Deleted Scenes – (8:38, 1080p) (AVAILABLE BOTH ON DVD AND BLU-RAY) – About 8 ½ minutes of deleted material is presented here in an unchaptered pile. Some of this is additional driving dialogue between Statham and Vidovic, showing that the various car scenes were shot onstage in front of a greenscreen. The final few minutes present an alternate ending past the movie’s vicious punchline – with a denouement that leaves the viewer wondering if Phil Broker really is that stupid, or if he just thinks that all the villains he’s just fought are even stupider than he is.
Standoff – (2:41, 1080p) (AVAILABLE BOTH ON DVD AND BLU-RAY) – This quick featurette mostly consists of clips from the movie, interrupted by really quick soundbites from Jason Statham, James Franco and Sylvester Stallone. Strangely enough, Stallone seems to think he’s written a much more complex character study than he actually has.
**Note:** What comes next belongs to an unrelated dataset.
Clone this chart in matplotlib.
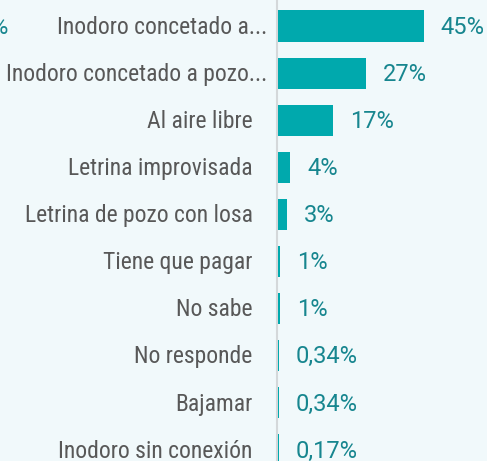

DVD Copy – A second disc is included in the package, holding the standard DVD of the movie, presented in standard definition in an anamorphic 2.40:1 picture with Dolby Digital 5.1 sound in English and Spanish (448 kbps). The deleted scenes and the featurette are included. There is also a preview menu, including trailers for End of Watch, Hit & Run, Jobs, The Host, Machete Kills, Side Effects, Killer Elite and The Grey, most of which are Open Road productions as was this one.
Digital Copy – Instructions are included in the packaging for downloading a digital copy of the movie to your laptop or portable device.
Subtitles are available for the film in English, Spanish and French. A full chapter menu is available for the film.